-- Start --

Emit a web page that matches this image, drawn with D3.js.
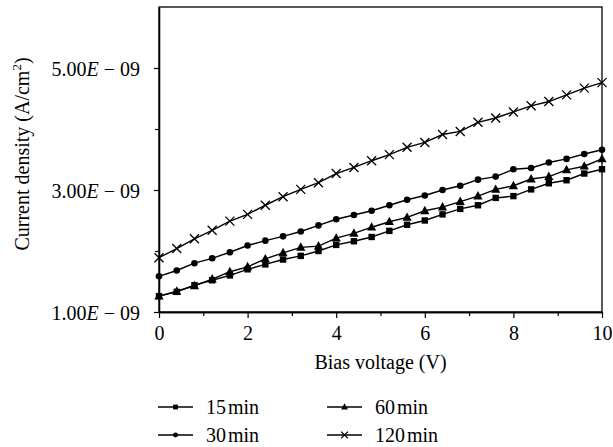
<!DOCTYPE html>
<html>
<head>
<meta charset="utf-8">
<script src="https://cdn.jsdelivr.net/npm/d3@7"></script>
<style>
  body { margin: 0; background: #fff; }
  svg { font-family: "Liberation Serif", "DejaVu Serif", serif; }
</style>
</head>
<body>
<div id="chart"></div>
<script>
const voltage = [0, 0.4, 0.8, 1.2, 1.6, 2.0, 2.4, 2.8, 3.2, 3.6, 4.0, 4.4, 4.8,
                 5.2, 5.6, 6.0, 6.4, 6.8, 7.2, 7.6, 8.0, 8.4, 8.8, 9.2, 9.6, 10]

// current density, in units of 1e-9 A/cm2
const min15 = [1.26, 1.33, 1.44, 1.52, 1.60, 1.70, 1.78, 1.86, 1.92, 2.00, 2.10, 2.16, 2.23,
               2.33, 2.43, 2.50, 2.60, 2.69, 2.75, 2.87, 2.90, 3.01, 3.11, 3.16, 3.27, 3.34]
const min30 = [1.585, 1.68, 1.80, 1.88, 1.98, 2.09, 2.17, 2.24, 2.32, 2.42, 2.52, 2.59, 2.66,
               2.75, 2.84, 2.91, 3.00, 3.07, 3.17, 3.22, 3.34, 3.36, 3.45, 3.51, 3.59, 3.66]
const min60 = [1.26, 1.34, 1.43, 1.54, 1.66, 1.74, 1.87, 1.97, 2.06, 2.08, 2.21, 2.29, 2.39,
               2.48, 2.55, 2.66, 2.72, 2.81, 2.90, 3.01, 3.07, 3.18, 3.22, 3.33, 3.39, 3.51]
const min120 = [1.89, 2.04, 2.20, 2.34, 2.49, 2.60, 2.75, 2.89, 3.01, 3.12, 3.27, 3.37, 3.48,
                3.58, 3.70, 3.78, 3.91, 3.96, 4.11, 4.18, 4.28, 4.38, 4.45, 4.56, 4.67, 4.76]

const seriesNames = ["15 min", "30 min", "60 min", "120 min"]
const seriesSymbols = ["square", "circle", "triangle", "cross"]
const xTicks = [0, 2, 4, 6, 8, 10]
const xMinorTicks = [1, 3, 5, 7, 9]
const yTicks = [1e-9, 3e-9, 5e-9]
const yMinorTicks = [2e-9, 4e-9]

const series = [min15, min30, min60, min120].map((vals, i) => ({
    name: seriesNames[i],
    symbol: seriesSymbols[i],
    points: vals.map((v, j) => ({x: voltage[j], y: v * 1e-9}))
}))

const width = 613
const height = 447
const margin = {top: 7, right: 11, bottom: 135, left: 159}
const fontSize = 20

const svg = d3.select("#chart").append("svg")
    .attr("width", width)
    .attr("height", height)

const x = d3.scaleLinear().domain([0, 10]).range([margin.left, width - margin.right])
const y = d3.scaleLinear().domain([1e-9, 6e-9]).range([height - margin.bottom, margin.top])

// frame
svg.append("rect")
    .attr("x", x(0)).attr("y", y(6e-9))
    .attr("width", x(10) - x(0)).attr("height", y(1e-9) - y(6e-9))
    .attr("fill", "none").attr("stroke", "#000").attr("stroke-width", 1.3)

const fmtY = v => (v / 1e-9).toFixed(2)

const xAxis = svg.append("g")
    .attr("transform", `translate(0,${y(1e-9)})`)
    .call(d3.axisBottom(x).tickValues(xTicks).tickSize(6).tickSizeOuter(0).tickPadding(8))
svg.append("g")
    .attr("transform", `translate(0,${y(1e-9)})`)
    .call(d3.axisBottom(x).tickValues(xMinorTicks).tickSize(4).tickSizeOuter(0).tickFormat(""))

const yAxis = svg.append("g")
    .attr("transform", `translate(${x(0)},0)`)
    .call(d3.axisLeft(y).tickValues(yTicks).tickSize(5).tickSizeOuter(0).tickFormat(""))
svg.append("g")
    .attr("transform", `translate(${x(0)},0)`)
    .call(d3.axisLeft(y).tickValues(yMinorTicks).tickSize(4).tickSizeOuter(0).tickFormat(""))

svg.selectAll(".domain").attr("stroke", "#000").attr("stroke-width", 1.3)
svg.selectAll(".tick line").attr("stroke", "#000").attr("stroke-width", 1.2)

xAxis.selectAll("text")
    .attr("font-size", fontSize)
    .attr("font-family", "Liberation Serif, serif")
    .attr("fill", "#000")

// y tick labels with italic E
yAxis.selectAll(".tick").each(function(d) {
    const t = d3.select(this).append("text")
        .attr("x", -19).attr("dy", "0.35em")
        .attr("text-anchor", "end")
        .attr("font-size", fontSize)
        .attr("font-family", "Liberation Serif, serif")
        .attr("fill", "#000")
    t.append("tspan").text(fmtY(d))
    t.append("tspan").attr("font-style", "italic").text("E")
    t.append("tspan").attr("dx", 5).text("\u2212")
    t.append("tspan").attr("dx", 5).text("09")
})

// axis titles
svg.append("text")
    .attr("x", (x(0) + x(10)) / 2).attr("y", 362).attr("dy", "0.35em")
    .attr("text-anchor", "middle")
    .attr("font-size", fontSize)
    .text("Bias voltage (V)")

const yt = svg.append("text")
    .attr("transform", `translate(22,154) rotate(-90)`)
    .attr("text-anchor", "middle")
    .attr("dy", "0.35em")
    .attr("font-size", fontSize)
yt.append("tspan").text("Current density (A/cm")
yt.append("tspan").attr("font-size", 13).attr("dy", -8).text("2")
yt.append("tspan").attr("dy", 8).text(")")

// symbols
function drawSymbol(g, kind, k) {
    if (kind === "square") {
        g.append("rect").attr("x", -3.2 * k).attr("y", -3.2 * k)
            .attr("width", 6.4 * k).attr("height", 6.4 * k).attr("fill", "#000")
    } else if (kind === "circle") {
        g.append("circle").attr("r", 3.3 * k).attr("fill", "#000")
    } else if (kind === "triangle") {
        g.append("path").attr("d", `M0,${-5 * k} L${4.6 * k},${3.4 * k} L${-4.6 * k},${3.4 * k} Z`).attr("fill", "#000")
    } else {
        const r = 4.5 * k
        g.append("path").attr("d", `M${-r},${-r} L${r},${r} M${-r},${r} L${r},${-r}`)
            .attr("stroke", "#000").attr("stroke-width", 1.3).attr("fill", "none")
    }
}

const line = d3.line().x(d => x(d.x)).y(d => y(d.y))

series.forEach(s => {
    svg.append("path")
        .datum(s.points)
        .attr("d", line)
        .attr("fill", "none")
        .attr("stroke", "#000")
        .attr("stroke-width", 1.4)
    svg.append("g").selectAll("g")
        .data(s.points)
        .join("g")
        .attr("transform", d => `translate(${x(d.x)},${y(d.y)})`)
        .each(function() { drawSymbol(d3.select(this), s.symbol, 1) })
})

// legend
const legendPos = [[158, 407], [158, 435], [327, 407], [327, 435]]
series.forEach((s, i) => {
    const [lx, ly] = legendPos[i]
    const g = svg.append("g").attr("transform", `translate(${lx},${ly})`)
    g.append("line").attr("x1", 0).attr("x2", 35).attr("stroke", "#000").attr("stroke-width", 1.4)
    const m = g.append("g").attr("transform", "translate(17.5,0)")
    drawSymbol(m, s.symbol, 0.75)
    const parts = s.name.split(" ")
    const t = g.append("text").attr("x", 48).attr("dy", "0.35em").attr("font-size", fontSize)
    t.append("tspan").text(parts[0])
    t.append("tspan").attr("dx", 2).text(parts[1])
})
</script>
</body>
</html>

-- End --

§ SET PROBLEM
Each line of the material must be retyped exactly, except that images are omitted.

§ SOLUTION FOR THIS EXERCISE
Emit a web page that matches this image, drawn with D3.js.
<!DOCTYPE html>
<html>
<head>
<meta charset="utf-8">
<script src="https://cdn.jsdelivr.net/npm/d3@7"></script>
<style>
  body { margin: 0; background: #fff; }
  svg { font-family: "Liberation Serif", "DejaVu Serif", serif; }
</style>
</head>
<body>
<div id="chart"></div>
<script>
const voltage = [0, 0.4, 0.8, 1.2, 1.6, 2.0, 2.4, 2.8, 3.2, 3.6, 4.0, 4.4, 4.8,
                 5.2, 5.6, 6.0, 6.4, 6.8, 7.2, 7.6, 8.0, 8.4, 8.8, 9.2, 9.6, 10]

// current density, in units of 1e-9 A/cm2
const min15 = [1.26, 1.33, 1.44, 1.52, 1.60, 1.70, 1.78, 1.86, 1.92, 2.00, 2.10, 2.16, 2.23,
               2.33, 2.43, 2.50, 2.60, 2.69, 2.75, 2.87, 2.90, 3.01, 3.11, 3.16, 3.27, 3.34]
const min30 = [1.585, 1.68, 1.80, 1.88, 1.98, 2.09, 2.17, 2.24, 2.32, 2.42, 2.52, 2.59, 2.66,
               2.75, 2.84, 2.91, 3.00, 3.07, 3.17, 3.22, 3.34, 3.36, 3.45, 3.51, 3.59, 3.66]
const min60 = [1.26, 1.34, 1.43, 1.54, 1.66, 1.74, 1.87, 1.97, 2.06, 2.08, 2.21, 2.29, 2.39,
               2.48, 2.55, 2.66, 2.72, 2.81, 2.90, 3.01, 3.07, 3.18, 3.22, 3.33, 3.39, 3.51]
const min120 = [1.89, 2.04, 2.20, 2.34, 2.49, 2.60, 2.75, 2.89, 3.01, 3.12, 3.27, 3.37, 3.48,
                3.58, 3.70, 3.78, 3.91, 3.96, 4.11, 4.18, 4.28, 4.38, 4.45, 4.56, 4.67, 4.76]

const seriesNames = ["15 min", "30 min", "60 min", "120 min"]
const seriesSymbols = ["square", "circle", "triangle", "cross"]
const xTicks = [0, 2, 4, 6, 8, 10]
const xMinorTicks = [1, 3, 5, 7, 9]
const yTicks = [1e-9, 3e-9, 5e-9]
const yMinorTicks = [2e-9, 4e-9]

const series = [min15, min30, min60, min120].map((vals, i) => ({
    name: seriesNames[i],
    symbol: seriesSymbols[i],
    points: vals.map((v, j) => ({x: voltage[j], y: v * 1e-9}))
}))

const width = 613
const height = 447
const margin = {top: 7, right: 11, bottom: 135, left: 159}
const fontSize = 20

const svg = d3.select("#chart").append("svg")
    .attr("width", width)
    .attr("height", height)

const x = d3.scaleLinear().domain([0, 10]).range([margin.left, width - margin.right])
const y = d3.scaleLinear().domain([1e-9, 6e-9]).range([height - margin.bottom, margin.top])

// frame
svg.append("rect")
    .attr("x", x(0)).attr("y", y(6e-9))
    .attr("width", x(10) - x(0)).attr("height", y(1e-9) - y(6e-9))
    .attr("fill", "none").attr("stroke", "#000").attr("stroke-width", 1.3)

const fmtY = v => (v / 1e-9).toFixed(2)

const xAxis = svg.append("g")
    .attr("transform", `translate(0,${y(1e-9)})`)
    .call(d3.axisBottom(x).tickValues(xTicks).tickSize(6).tickSizeOuter(0).tickPadding(8))
svg.append("g")
    .attr("transform", `translate(0,${y(1e-9)})`)
    .call(d3.axisBottom(x).tickValues(xMinorTicks).tickSize(4).tickSizeOuter(0).tickFormat(""))

const yAxis = svg.append("g")
    .attr("transform", `translate(${x(0)},0)`)
    .call(d3.axisLeft(y).tickValues(yTicks).tickSize(5).tickSizeOuter(0).tickFormat(""))
svg.append("g")
    .attr("transform", `translate(${x(0)},0)`)
    .call(d3.axisLeft(y).tickValues(yMinorTicks).tickSize(4).tickSizeOuter(0).tickFormat(""))

svg.selectAll(".domain").attr("stroke", "#000").attr("stroke-width", 1.3)
svg.selectAll(".tick line").attr("stroke", "#000").attr("stroke-width", 1.2)

xAxis.selectAll("text")
    .attr("font-size", fontSize)
    .attr("font-family", "Liberation Serif, serif")
    .attr("fill", "#000")

// y tick labels with italic E
yAxis.selectAll(".tick").each(function(d) {
    const t = d3.select(this).append("text")
        .attr("x", -19).attr("dy", "0.35em")
        .attr("text-anchor", "end")
        .attr("font-size", fontSize)
        .attr("font-family", "Liberation Serif, serif")
        .attr("fill", "#000")
    t.append("tspan").text(fmtY(d))
    t.append("tspan").attr("font-style", "italic").text("E")
    t.append("tspan").attr("dx", 5).text("\u2212")
    t.append("tspan").attr("dx", 5).text("09")
})

// axis titles
svg.append("text")
    .attr("x", (x(0) + x(10)) / 2).attr("y", 362).attr("dy", "0.35em")
    .attr("text-anchor", "middle")
    .attr("font-size", fontSize)
    .text("Bias voltage (V)")

const yt = svg.append("text")
    .attr("transform", `translate(22,154) rotate(-90)`)
    .attr("text-anchor", "middle")
    .attr("dy", "0.35em")
    .attr("font-size", fontSize)
yt.append("tspan").text("Current density (A/cm")
yt.append("tspan").attr("font-size", 13).attr("dy", -8).text("2")
yt.append("tspan").attr("dy", 8).text(")")

// symbols
function drawSymbol(g, kind, k) {
    if (kind === "square") {
        g.append("rect").attr("x", -3.2 * k).attr("y", -3.2 * k)
            .attr("width", 6.4 * k).attr("height", 6.4 * k).attr("fill", "#000")
    } else if (kind === "circle") {
        g.append("circle").attr("r", 3.3 * k).attr("fill", "#000")
    } else if (kind === "triangle") {
        g.append("path").attr("d", `M0,${-5 * k} L${4.6 * k},${3.4 * k} L${-4.6 * k},${3.4 * k} Z`).attr("fill", "#000")
    } else {
        const r = 4.5 * k
        g.append("path").attr("d", `M${-r},${-r} L${r},${r} M${-r},${r} L${r},${-r}`)
            .attr("stroke", "#000").attr("stroke-width", 1.3).attr("fill", "none")
    }
}

const line = d3.line().x(d => x(d.x)).y(d => y(d.y))

series.forEach(s => {
    svg.append("path")
        .datum(s.points)
        .attr("d", line)
        .attr("fill", "none")
        .attr("stroke", "#000")
        .attr("stroke-width", 1.4)
    svg.append("g").selectAll("g")
        .data(s.points)
        .join("g")
        .attr("transform", d => `translate(${x(d.x)},${y(d.y)})`)
        .each(function() { drawSymbol(d3.select(this), s.symbol, 1) })
})

// legend
const legendPos = [[158, 407], [158, 435], [327, 407], [327, 435]]
series.forEach((s, i) => {
    const [lx, ly] = legendPos[i]
    const g = svg.append("g").attr("transform", `translate(${lx},${ly})`)
    g.append("line").attr("x1", 0).attr("x2", 35).attr("stroke", "#000").attr("stroke-width", 1.4)
    const m = g.append("g").attr("transform", "translate(17.5,0)")
    drawSymbol(m, s.symbol, 0.75)
    const parts = s.name.split(" ")
    const t = g.append("text").attr("x", 48).attr("dy", "0.35em").attr("font-size", fontSize)
    t.append("tspan").text(parts[0])
    t.append("tspan").attr("dx", 2).text(parts[1])
})
</script>
</body>
</html>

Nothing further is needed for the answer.